Non si tratterà, però, di schemi eccessivamente rigidi, ha spiegato il ministro, ma di un’indicazione dei contenuti minimi dell’accordo che sarà comunque individuale tra datore di lavoro e lavoratore. Non sarà più possibile quindi, con l’esaurirsi della fase d’emergenza, per il datore di lavoro agire in modo unilaterale, ma sarà necessario, come peraltro previsto per il pubblico impiego, un accordo tra aziende e lavoratore.
Il protocollo dovrà dare indicazioni di massima, secondo quanto esposto dal ministro, sull’orario di lavoro, chiarendo quale è il periodo di disconnessione, sulla parità di trattamento, sul luogo dove si potrà erogare la prestazione, sulla sicurezza del lavoratore e sulla protezione dei dati oltre che sulla dotazione informatica che dovrà essere assegnata al dipendente. Dovrà inoltre essere garantita l’alternanza tra lavoro a presenza e a distanza.
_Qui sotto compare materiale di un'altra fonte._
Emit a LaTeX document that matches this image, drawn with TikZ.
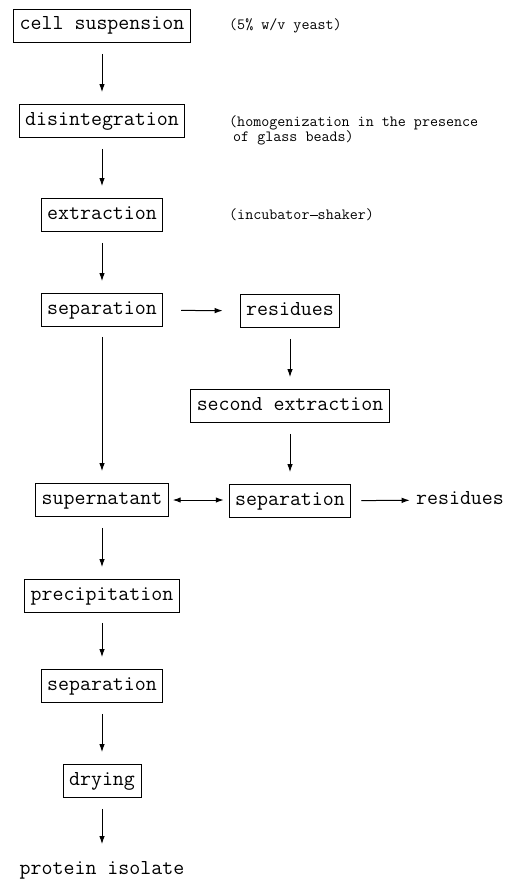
\documentclass[tikz,border=0pt]{standalone}
\usepackage{tikz}
\usetikzlibrary{arrows.meta,positioning}

\tikzset{
  stage/.style={draw,line width=0.8pt,inner xsep=6pt,inner ysep=7.5pt,
    text height=13pt,text depth=5pt,font=\ttfamily\fontsize{21.3}{24}\selectfont},
  plain/.style={stage,draw=none},
  note/.style={anchor=west,align=left,inner sep=0pt,
    font=\ttfamily\fontsize{15.6}{13}\selectfont},
  flow/.style={->,line width=1pt,shorten <=11pt,shorten >=12pt}
}
\newcommand{\ttdash}{\rule[0.24em]{0.525em}{0.07em}}

\begin{document}
\begin{tikzpicture}[>={Latex[length=8pt,width=5.5pt]},x=1pt,y=-1pt]
\useasboundingbox (0,0) rectangle (512,883);

% main line
\node[stage] (cell) at (102,26) {cell suspension};
\node[stage] (disint) at (102,121) {disintegration};
\node[stage] (extr) at (102,215) {extraction};
\node[stage] (sepA) at (102,310) {separation};
\node[stage] (super) at (102,500) {supernatant};
\node[stage] (precip) at (102,596) {precipitation};
\node[stage] (sepC) at (102,686) {separation};
\node[stage] (dry) at (102,781) {drying};
\node[plain] (isolate) at (102,870) {protein isolate};

% side line
\node[stage] (resA) at (290,311) {residues};
\node[stage] (second) at (290,406) {second extraction};
\node[stage] (sepB) at (290,501) {separation};
\node[plain] (resB) at (460,500) {residues};

% remarks
\node[note] (yeast) at (229,26) {(5\% w/v yeast)};
\node[note] (beads) at (229,130.5) {(homogenization in the presence\\\hspace{4pt}of glass beads)};
\node[note] (shaker) at (229,215) {(incubator\ttdash shaker)};

\draw[flow] (cell) -- (disint);
\draw[flow] (disint) -- (extr);
\draw[flow] (extr) -- (sepA);
\draw[flow,shorten <=10pt] (sepA) -- (super);
\draw[flow] (super) -- (precip);
\draw[flow,shorten <=10pt] (precip) -- (sepC);
\draw[flow] (sepC) -- (dry);
\draw[flow,shorten >=9pt] (dry) -- (isolate);

\draw[flow,shorten <=18pt,shorten >=17pt] (sepA) -- (resA);
\draw[flow] (resA) -- (second);
\draw[flow] (second) -- (sepB);
\draw[flow,<->,shorten <=4pt,shorten >=5pt] (super) -- (super -| sepB.west);
\draw[flow,shorten <=10pt,shorten >=0pt] (sepB) -- (resB);

\end{tikzpicture}
\end{document}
A livello normativo per ora esiste solo la legge del 2017 che ha introdotto lo smart working nel nostro ordinamento, dopo che nel 2015 la cosiddetta legge Madia ne aveva previsto una iniziale sperimentazione. Se il rientro in ufficio dei dipendenti pubblici è avvenuto il 15 ottobre scorso, nel privato dovrebbe cambiare tutto davvero solo a fine anno, nel caso lo stato d’emergenza non venga prorogato dopo il 31 dicembre 2021. Lo stato di emergenza è una sorta di cornice giuridica per il regime semplificato per lo smart working nel privato. Fino a Capodanno i datori di lavoro possono attivare lo strumento unilateralmente, senza l’accordo individuale previsto dalla “normale” legge ordinaria.
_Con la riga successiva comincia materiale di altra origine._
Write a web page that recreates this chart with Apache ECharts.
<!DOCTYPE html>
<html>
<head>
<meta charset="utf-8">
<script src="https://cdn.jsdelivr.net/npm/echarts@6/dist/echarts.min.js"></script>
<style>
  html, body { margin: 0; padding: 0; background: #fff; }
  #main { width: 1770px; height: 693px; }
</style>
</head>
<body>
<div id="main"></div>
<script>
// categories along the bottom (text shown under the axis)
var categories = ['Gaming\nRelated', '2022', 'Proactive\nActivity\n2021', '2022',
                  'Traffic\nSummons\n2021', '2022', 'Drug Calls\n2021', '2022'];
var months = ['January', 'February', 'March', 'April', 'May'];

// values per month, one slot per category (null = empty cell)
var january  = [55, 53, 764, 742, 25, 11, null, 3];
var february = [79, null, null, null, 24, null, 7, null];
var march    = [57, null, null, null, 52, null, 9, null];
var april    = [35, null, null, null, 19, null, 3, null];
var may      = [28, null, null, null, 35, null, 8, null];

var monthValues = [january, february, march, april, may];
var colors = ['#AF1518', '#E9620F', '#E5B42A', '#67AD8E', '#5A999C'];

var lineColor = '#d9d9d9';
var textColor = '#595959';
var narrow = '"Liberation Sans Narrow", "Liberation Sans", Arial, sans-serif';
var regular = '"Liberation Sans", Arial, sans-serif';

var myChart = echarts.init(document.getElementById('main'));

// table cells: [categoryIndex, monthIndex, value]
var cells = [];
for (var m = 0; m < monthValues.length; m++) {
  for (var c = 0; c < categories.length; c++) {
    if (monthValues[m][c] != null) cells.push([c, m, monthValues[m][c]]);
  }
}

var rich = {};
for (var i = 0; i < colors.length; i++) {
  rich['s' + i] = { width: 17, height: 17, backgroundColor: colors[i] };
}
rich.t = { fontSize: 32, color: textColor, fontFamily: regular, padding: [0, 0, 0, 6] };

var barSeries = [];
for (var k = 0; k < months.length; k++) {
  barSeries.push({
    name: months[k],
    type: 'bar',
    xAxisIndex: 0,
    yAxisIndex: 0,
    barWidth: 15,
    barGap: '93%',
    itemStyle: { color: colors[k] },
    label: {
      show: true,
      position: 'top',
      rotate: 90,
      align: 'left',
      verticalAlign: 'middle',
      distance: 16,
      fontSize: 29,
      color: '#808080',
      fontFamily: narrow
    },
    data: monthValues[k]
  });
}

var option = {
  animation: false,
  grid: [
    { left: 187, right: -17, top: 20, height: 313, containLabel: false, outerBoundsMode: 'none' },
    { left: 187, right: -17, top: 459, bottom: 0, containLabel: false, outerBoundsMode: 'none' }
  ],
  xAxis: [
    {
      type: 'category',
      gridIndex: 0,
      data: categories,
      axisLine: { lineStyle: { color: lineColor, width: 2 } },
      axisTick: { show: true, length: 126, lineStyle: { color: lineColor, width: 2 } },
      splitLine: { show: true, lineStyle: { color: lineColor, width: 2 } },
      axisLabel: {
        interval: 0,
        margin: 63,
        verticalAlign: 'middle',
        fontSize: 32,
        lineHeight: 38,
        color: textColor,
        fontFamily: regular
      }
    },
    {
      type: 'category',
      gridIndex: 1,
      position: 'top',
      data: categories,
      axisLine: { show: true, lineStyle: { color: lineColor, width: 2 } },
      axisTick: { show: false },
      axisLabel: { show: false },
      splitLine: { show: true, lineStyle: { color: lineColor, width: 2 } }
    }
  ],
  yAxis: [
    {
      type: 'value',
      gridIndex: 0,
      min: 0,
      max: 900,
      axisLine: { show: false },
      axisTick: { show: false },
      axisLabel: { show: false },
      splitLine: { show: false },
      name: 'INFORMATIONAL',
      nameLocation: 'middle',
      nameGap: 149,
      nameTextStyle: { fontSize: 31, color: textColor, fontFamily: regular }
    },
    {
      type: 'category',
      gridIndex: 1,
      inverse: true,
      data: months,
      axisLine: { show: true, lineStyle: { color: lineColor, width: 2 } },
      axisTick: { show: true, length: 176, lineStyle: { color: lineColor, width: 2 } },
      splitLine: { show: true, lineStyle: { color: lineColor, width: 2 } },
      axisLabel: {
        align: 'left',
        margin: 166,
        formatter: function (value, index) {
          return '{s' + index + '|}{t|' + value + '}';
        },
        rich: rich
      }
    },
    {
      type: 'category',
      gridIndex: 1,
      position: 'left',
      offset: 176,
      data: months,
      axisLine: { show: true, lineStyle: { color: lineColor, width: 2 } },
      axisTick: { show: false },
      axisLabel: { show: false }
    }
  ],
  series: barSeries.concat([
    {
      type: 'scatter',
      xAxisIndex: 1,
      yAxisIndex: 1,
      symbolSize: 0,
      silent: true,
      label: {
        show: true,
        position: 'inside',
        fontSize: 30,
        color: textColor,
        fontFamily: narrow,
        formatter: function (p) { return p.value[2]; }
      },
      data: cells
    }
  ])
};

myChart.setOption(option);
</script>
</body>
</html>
Nei prossimi mesi ai vari tavoli dei rinnovi dei contratti nazionali dei dipendenti pubblici si parlerà anche di smart working, ma bisogna per l’appunto attendere i nuovi contratti nazionali per avere regole di carattere generale. Fino ad allora farà fede l’intesa individuale tra dipendente e amministrazione. Le amministrazioni dovranno organizzarsi in base alle esigenze, poi attraverso il Piano integrato della Pa, che assorbe il Piano organizzativo del lavoro agile (Pola) e che andrà definito entro il 31 gennaio 2022, si dovrà prevedere, per le attività che si possono fare da remoto, che almeno il 15% dei dipendenti possa sfruttare tale l’opportunità.
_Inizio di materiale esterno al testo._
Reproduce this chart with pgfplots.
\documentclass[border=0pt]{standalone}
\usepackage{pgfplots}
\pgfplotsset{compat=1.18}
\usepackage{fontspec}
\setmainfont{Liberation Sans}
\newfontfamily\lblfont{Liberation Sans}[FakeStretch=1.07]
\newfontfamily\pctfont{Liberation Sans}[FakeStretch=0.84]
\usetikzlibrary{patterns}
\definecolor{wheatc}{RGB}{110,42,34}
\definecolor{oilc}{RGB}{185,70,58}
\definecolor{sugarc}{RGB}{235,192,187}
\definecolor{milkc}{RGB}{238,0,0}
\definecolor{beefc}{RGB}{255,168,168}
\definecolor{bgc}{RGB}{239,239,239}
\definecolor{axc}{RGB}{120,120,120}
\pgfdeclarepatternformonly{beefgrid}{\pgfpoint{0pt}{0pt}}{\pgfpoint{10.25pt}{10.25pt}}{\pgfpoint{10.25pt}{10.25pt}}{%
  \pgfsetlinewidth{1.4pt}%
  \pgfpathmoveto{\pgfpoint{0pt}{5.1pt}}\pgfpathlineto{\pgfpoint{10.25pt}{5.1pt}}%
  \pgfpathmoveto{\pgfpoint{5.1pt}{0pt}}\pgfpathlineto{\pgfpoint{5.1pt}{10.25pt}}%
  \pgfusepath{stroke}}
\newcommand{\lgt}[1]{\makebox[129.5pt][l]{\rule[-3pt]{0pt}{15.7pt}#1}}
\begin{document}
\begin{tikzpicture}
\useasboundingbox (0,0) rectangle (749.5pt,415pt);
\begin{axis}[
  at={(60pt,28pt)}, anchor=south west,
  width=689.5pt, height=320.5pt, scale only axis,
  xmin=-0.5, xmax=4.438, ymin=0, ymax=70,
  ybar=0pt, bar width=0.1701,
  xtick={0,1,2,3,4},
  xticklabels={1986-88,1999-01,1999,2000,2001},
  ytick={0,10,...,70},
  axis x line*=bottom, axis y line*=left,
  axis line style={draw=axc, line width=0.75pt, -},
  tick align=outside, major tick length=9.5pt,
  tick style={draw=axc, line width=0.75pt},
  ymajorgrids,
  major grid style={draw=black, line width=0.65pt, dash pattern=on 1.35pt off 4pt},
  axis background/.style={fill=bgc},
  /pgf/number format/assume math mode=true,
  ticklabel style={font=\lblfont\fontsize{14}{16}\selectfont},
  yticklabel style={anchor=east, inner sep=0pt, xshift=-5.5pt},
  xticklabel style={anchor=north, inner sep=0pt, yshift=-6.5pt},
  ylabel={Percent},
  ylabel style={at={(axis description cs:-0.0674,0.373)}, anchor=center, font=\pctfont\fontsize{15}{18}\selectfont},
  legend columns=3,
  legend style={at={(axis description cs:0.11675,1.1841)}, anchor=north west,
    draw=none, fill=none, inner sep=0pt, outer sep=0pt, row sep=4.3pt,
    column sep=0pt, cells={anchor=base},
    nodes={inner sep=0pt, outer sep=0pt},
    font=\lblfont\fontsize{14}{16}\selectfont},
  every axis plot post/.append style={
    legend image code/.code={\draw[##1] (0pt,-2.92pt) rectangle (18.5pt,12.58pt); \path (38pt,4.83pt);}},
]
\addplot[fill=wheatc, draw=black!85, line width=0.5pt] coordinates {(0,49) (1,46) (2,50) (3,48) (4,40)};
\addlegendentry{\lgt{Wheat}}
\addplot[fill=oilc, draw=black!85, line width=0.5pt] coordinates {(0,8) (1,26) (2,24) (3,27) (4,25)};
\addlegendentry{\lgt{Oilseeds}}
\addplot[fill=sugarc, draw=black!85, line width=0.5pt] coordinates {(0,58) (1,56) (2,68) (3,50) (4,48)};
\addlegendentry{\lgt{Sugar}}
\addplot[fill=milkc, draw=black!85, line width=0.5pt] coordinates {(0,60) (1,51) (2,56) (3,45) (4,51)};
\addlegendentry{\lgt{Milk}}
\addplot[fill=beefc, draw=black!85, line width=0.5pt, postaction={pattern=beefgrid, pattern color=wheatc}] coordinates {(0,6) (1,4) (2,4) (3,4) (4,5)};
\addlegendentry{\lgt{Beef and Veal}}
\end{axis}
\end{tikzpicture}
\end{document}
Nel post-Covid ci saranno 4 milioni e 380mila smart worker che lavoreranno in maniera ibrida, in parte in presenza e in parte da remoto. Ben oltre 7 volte in più della normalità pre-Covid, quando erano appena 570mila. È quello che prevede l’Osservatorio Smart working del Politecnico di Milano. Lo smart working rappresenta ormai una tendenza inarrestabile.
A marzo del 2020, nel cuore della prima ondata, in Italia c’erano 6 milioni e 580mila persone in smart working. 1 milione e 850mila nella Pa, 1,5 milioni nelle microimprese, 1 milione e 130mila nelle Pmi e 2 milioni e 110mila nelle grandi aziende.
Questo numero si è ridotto in settembre 2020, quando è iniziato un parziale ritorno in presenza: nel post emergenza saranno 4 milioni e 380mila, dicono i dati dell’Osservatorio.
In questi quasi due anni di pandemia il 62% delle Pmi e il 98% della Pa ha permesso ad almeno una parte della popolazione aziendale di lavorare da remoto.
Un lavoratore su tre dichiara un miglioramento dell’efficacia e dell’efficienza nel lavoro “in smart”, il 39% riesce a conciliare meglio vita e lavoro, mentre il 22% parla di un peggioramento.